Much of their time they (SA: Eustochium and Paula) spent in the study of scripture under the direction of Jerome. Eustochium spoke Latin and Classical Greek with equal ease and was able to read the scriptures in the Hebrew text. Many of Jerome's Biblical commentaries owe their existence to her influence and to her he dedicated his commentaries on the prophets Isaias and Ezekiel.
 
Note "using", i.e. misappropriating, twisting, and distorting.
Do you see anything specific to which you object?
Or is this a meaningless harumph?

Ron Conte is a good writer from the Catholic perspective, I was thinking of quoting him, but I did not see the material as well collated for our inquiry. Thus, the excellent Nazaroo page.
 
Which is more than sufficient to answer your question, since there was not any dictation into Dictaphones.

And I also mentioned the addressee Eustochium, who was part of Team Jerome.

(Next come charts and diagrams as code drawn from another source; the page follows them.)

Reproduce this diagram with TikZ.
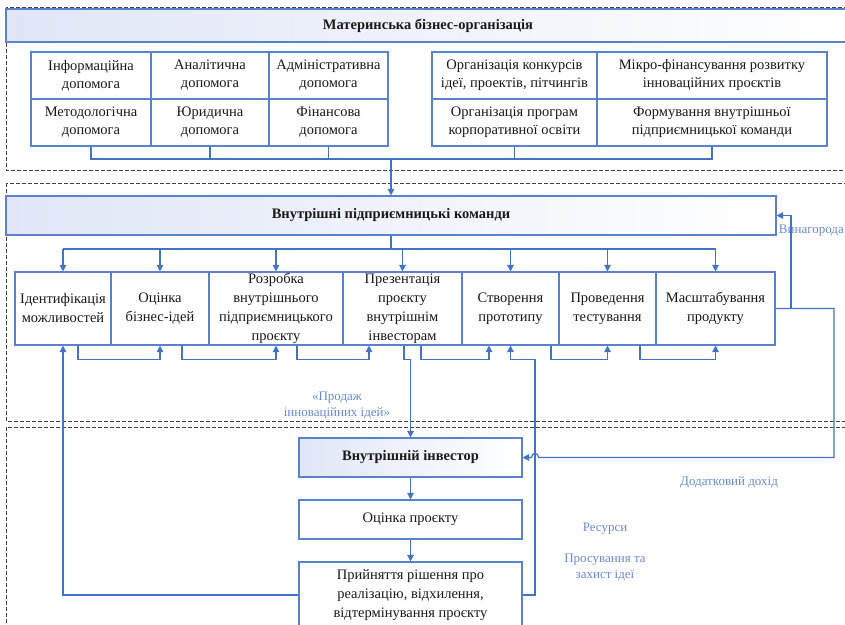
\documentclass[tikz,border=0pt]{standalone}
\usepackage{fontspec}
\setmainfont{Liberation Serif}
\usetikzlibrary{arrows.meta,calc}
\definecolor{bx}{HTML}{5B80CC}
\definecolor{ln}{HTML}{4472C4}
\definecolor{lb}{HTML}{6A8AD0}
\definecolor{hd}{HTML}{E0E6F6}
\newcommand{\fs}{\fontsize{14.5}{18}\selectfont}
\newcommand{\fr}{\fontsize{14.5}{19}\selectfont}
\tikzset{
  cell/.style={draw=bx, line width=1.1pt, inner sep=0pt, align=center, font=\fs, text=black!90},
  rowbox/.style={cell, font=\fr, minimum height=73},
  hdr/.style={cell, left color=hd, right color=white, font=\fs\bfseries},
  conn/.style={draw=ln, line width=1.2pt},
  arr/.style={conn, -{Triangle[length=6.5pt,width=6.5pt]}},
  frame/.style={draw=black!75, dash pattern=on 4pt off 2pt, line width=0.8pt},
  lbl/.style={text=lb, font=\fontsize{13}{16}\selectfont, align=center, inner sep=0pt}
}
\begin{document}
\begin{tikzpicture}[x=1pt,y=-1pt]
\clip (0,0) rectangle (845,624);
\fill[white] (0,0) rectangle (845,624);
% frames
\draw[frame] (6,7) rectangle (852,170);
\draw[frame] (6,183) rectangle (852,421);
\draw[frame] (6,427) rectangle (852,640);
% header 1
\node[hdr, minimum width=844, minimum height=33] (h1) at (428,25.5) {Материнська бізнес-організація};
% left grid
\node[cell, minimum width=120, minimum height=47] (g11) at (91,75.5) {Інформаційна\\допомога};
\node[cell, minimum width=118, minimum height=47] (g12) at (210,75.5) {Аналітична\\допомога};
\node[cell, minimum width=119, minimum height=47] (g13) at (328.5,75.5) {Адміністративна\\допомога};
\node[cell, minimum width=120, minimum height=47] (g21) at (91,122.5) {Методологічна\\допомога};
\node[cell, minimum width=118, minimum height=47] (g22) at (210,122.5) {Юридична\\допомога};
\node[cell, minimum width=119, minimum height=47] (g23) at (328.5,122.5) {Фінансова\\допомога};
% right grid
\node[cell, minimum width=165, minimum height=47] (r11) at (514.5,75.5) {Організація конкурсів\\ідеї, проектів, пітчингів};
\node[cell, minimum width=230, minimum height=47] (r12) at (712,75.5) {Мікро-фінансування розвитку\\інноваційних проєктів};
\node[cell, minimum width=165, minimum height=47] (r21) at (514.5,122.5) {Організація програм\\корпоративної освіти};
\node[cell, minimum width=230, minimum height=47] (r22) at (712,122.5) {Формування внутрішньої\\підприємницької команди};
% header 2
\node[hdr, minimum width=770, minimum height=39] (h2) at (391,215.5) {Внутрішні підприємницькі команди};
% row boxes
\node[rowbox, minimum width=96] (b1) at (63,308.5) {Ідентифікація\\можливостей};
\node[rowbox, minimum width=98] (b2) at (160,308.5) {Оцінка\\бізнес-ідей};
\node[rowbox, minimum width=134] (b3) at (276,308.5) {Розробка\\внутрішнього\\підприємницького\\проєкту};
\node[rowbox, minimum width=119] (b4) at (402.5,308.5) {Презентація\\проєкту\\внутрішнім\\інвесторам};
\node[rowbox, minimum width=97] (b5) at (510.5,308.5) {Створення\\прототипу};
\node[rowbox, minimum width=97] (b6) at (607.5,308.5) {Проведення\\тестування};
\node[rowbox, minimum width=119] (b7) at (715.5,308.5) {Масштабування\\продукту};
% investor column
\node[hdr, minimum width=223, minimum height=39] (inv) at (410.5,457.5) {Внутрішній інвестор};
\node[cell, minimum width=223, minimum height=39] (ocp) at (410.5,519.5) {Оцінка проєкту};
\node[cell, font=\fontsize{14.5}{19}\selectfont, minimum width=223, minimum height=66] (pr) at (410.5,595) {Прийняття рішення про\\реалізацію, відхилення,\\відтермінування проєкту};
% labels
\node[lbl, anchor=east] (lv) at (844,231) {Винагорода};
\node[lbl] (ld) at (729,482) {Додатковий дохід};
\node[lbl] (lr) at (605,529) {Ресурси};
\node[lbl] (lp) at (605,567.5) {Просування та\\захист ідеї};
\node[lbl] (ls) at (337,405) {«Продаж\\інноваційних ідей»};
% bus 1
\coordinate (j1) at (391,159);
\draw[conn] (g21.south) -- (g21.south |- j1) -- (r22.south |- j1) -- (r22.south);
\draw[conn] (g22.south) -- (g22.south |- j1);
\draw[conn] (g23.south) -- (g23.south |- j1);
\draw[conn] (r21.south) -- (r21.south |- j1);
\draw[arr] (j1) -- (h2.north);
% bus 2
\coordinate (j2) at (391,249);
\draw[conn] (h2.south) -- (j2);
\draw[conn] (b1.north |- j2) -- (b7.north |- j2);
\foreach \b in {b1,b2,b3,b4,b5,b6,b7} \draw[arr] (\b.north |- j2) -- (\b.north);
% chain under boxes
\draw[arr] ([xshift=15]b1.south) -- ++(0,14) -| (b2.south);
\draw[arr] ([xshift=22]b2.south) -- ++(0,14) -| (b3.south);
\draw[arr] ([xshift=21]b3.south) -- ++(0,14) -| ([xshift=-33.5]b4.south);
\draw[arr] ([xshift=18.5]b4.south) -- ++(0,14) -| ([xshift=-21.5]b5.south);
\draw[arr] ([xshift=40.5]b5.south) -- ++(0,14) -| (b6.south);
\draw[arr] ([xshift=32.5]b6.south) -- ++(0,14) -| (b7.south);
% to investor
\draw[arr] ([xshift=1.5]b4.south) -- ++(0,14) -| (inv.north);
\draw[arr] (inv.south) -- (ocp.north);
\draw[arr] (ocp.south) -- (pr.north);
% feedback
\draw[arr] (pr.west) -| (b1.south);
\coordinate (k1) at (535,595);
\draw[arr] (pr.east) -- (k1) |- ($(b5.south)+(0,14)$) -- (b5.south);
% reward
\coordinate (vn) at (791,215.5);
\draw[arr] (b7.east) -| (vn) -- (h2.east);
% additional income
\coordinate (rr) at (834,308.5);
\coordinate (rb) at (834,457.5);
\draw[arr] (b7.east) -- (rr) -- (rb) -- (538.5,457.5) .. controls (538.5,452) and (531.5,452) .. (531.5,457.5) -- (inv.east);
\end{tikzpicture}
\end{document}
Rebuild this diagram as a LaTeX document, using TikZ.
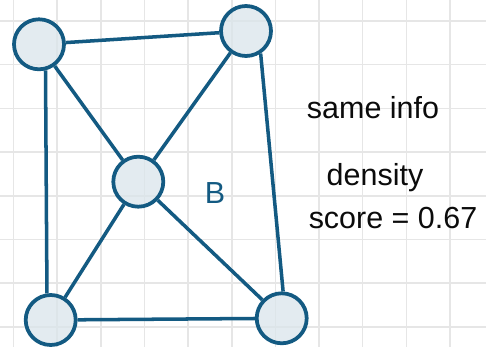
\documentclass[tikz,border=0pt]{standalone}
\usepackage{fontspec}
\setmainfont{Liberation Sans}
\usepackage{xcolor}
\usepackage{tikz}
\definecolor{edge}{HTML}{135A82}
\definecolor{vfill}{HTML}{DAE5EB}
\definecolor{gridc}{HTML}{E6E6E6}
\definecolor{ink}{HTML}{0B0B0B}

\begin{document}
\begin{tikzpicture}[x=0.03cm,y=-0.03cm,
  vtx/.style={circle,draw=edge,line width=3.2pt,fill=vfill,fill opacity=0.75,
    text opacity=1,minimum size=1.5cm,inner sep=0pt},
  lnk/.style={draw=edge,line width=3pt},
  hand/.style={font=\fontsize{26}{30}\selectfont,text=ink,inner sep=0pt}]
  \useasboundingbox[fill=white] (0,0) rectangle (486,347);
  % grid paper
  \foreach \k in {0,...,10} {\draw[gridc,line width=1.3pt] (13.5+43.65*\k,0) -- (13.5+43.65*\k,347);}
  \foreach \k in {0,...,7} {\draw[gridc,line width=1.3pt] (0,21+43.7*\k) -- (486,21+43.7*\k);}
  % vertices
  \node[vtx] (tl) at (39,44.3) {};
  \node[vtx] (tr) at (246,31) {};
  \node[vtx] (mid) at (138.3,181.7) {};
  \node[vtx] (bl) at (50.7,320) {};
  \node[vtx] (br) at (281.7,318.3) {};
  % edges (the two long sides leave the circles off-centre)
  \foreach \a/\b in {tl/tr,tl/mid,tr/mid,mid/bl,mid/br,bl/br} {\path[lnk] (\a) -- (\b);}
  \path[lnk] (tl.-76) -- (bl.98);
  \path[lnk] (tr.-57) -- (br.87);
  % labels
  \node[hand,text=edge] (lbB) at (215,193) {B};
  \node[hand] (same) at (373,108) {same info};
  \node[hand] (dens) at (375,178) {density};
  \node[hand] (score) at (393,218) {score = 0.67};
\end{tikzpicture}
\end{document}
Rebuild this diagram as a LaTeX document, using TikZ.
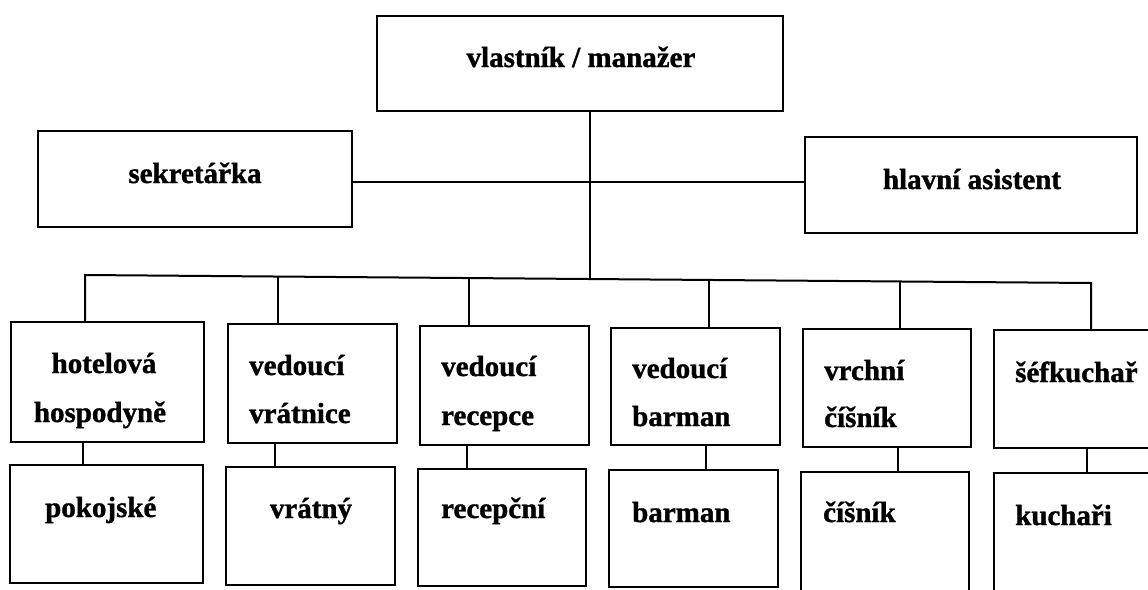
\documentclass[tikz,border=0pt]{standalone}
\usepackage{fontspec}
\setmainfont{Liberation Serif}[BoldFeatures={FakeBold=1.2}]
\begin{document}
\begin{tikzpicture}[x=1pt,y=-1pt,
  box/.style={draw, line width=2pt, rectangle, inner sep=0pt, outer sep=0pt, anchor=north west},
  lbl/.style={inner sep=0pt, font=\fontsize{29}{34}\selectfont\bfseries},
  link/.style={line width=2pt}]
\useasboundingbox (0,0) rectangle (1148,589);
\clip (0,0) rectangle (1148,589);
\fill[white] (0,0) rectangle (1148,589);
% top level
\node[box, minimum width=406pt, minimum height=95pt] (top) at (377,16) {};
\node[box, minimum width=314pt, minimum height=96pt] (sek) at (38,131) {};
\node[box, minimum width=332pt, minimum height=96pt] (hla) at (805,137) {};
\node[lbl, anchor=base] (ttop) at (581,67) {vlastník / manažer};
\node[lbl, anchor=base] (tsek) at (195,183) {sekretářka};
\node[lbl, anchor=base] (thla) at (972,189) {hlavní asistent};
% row 1
\node[box, minimum width=193pt, minimum height=120pt] (b1) at (11,322) {};
\node[box, minimum width=169pt, minimum height=119pt] (b2) at (228,324) {};
\node[box, minimum width=169pt, minimum height=119pt] (b3) at (420,326) {};
\node[box, minimum width=169pt, minimum height=117pt] (b4) at (611,328) {};
\node[box, minimum width=168pt, minimum height=118pt] (b5) at (803,329) {};
\node[box, minimum width=170pt, minimum height=118pt] (b6) at (994,330) {};
% row 2
\node[box, minimum width=193pt, minimum height=118pt] (c1) at (10,465) {};
\node[box, minimum width=169pt, minimum height=118pt] (c2) at (226,467) {};
\node[box, minimum width=168pt, minimum height=117pt] (c3) at (418,469) {};
\node[box, minimum width=169pt, minimum height=117pt] (c4) at (609,470) {};
\node[box, minimum width=168pt, minimum height=130pt] (c5) at (801,472) {};
\node[box, minimum width=170pt, minimum height=130pt] (c6) at (994,473) {};
% texts row 1
\node[lbl, anchor=base] (t1a) at (104,373) {hotelová};
\node[lbl, anchor=base] (t1b) at (100,422) {hospodyně};
\node[lbl, anchor=base west] (t2a) at (249,375) {vedoucí};
\node[lbl, anchor=base west] (t2b) at (249,423) {vrátnice};
\node[lbl, anchor=base west] (t3a) at (441,376) {vedoucí};
\node[lbl, anchor=base west] (t3b) at (441,425) {recepce};
\node[lbl, anchor=base west] (t4a) at (632,378) {vedoucí};
\node[lbl, anchor=base west] (t4b) at (632,426) {barman};
\node[lbl, anchor=base west] (t5a) at (824,380) {vrchní};
\node[lbl, anchor=base west] (t5b) at (824,427) {číšník};
\node[lbl, anchor=base west] (t6a) at (1015,382) {šéfkuchař};
% texts row 2
\node[lbl, anchor=base west] (u1) at (45,517) {pokojské};
\node[lbl, anchor=base] (u2) at (311,518) {vrátný};
\node[lbl, anchor=base west] (u3) at (441,518) {recepční};
\node[lbl, anchor=base west] (u4) at (632,522) {barman};
\node[lbl, anchor=base west] (u5) at (823,522) {číšník};
\node[lbl, anchor=base west] (u6) at (1015,525) {kuchaři};
% connectors
\coordinate (j) at (590,182);
\coordinate (m) at (590,279);
\coordinate (barL) at (85,275);
\coordinate (barR) at (1091,283);
\coordinate (d2) at (278,276.5);
\coordinate (d3) at (469,278.1);
\coordinate (d4) at (709,280);
\coordinate (d5) at (900,281.5);
\draw[link] (top.south -| m) -- (m);
\draw[link] (sek.east |- j) -- (hla.west |- j);
\draw[link] (barL |- b1.north) -- (barL) -- (barR) -- (barR |- b6.north);
\draw[link] (d2) -- (d2 |- b2.north);
\draw[link] (d3) -- (d3 |- b3.north);
\draw[link] (d4) -- (d4 |- b4.north);
\draw[link] (d5) -- (d5 |- b5.north);
\coordinate (e1) at (83,455);
\coordinate (e2) at (275,455);
\coordinate (e3) at (467,457);
\coordinate (e4) at (706,458);
\coordinate (e5) at (898,460);
\coordinate (e6) at (1087,460);
\draw[link] (b1.south -| e1) -- (c1.north -| e1);
\draw[link] (b2.south -| e2) -- (c2.north -| e2);
\draw[link] (b3.south -| e3) -- (c3.north -| e3);
\draw[link] (b4.south -| e4) -- (c4.north -| e4);
\draw[link] (b5.south -| e5) -- (c5.north -| e5);
\draw[link] (b6.south -| e6) -- (c6.north -| e6);
\end{tikzpicture}
\end{document}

Much of their time they (SA: Eustochium and Paula) spent in the study of scripture under the direction of Jerome. Eustochium spoke Latin and Classical Greek with equal ease and was able to read the scriptures in the Hebrew text. Many of Jerome's Biblical commentaries owe their existence to her influence and to her he dedicated his commentaries on the prophets Isaias and Ezekiel.

"Team Jerome" please tell me you're joking... This is so cringe. Like Averpedia can trusted as well. Your really scraping the bottom of the barrel and just making it up as you go along. Nothing you state hear can be trusted. End of story.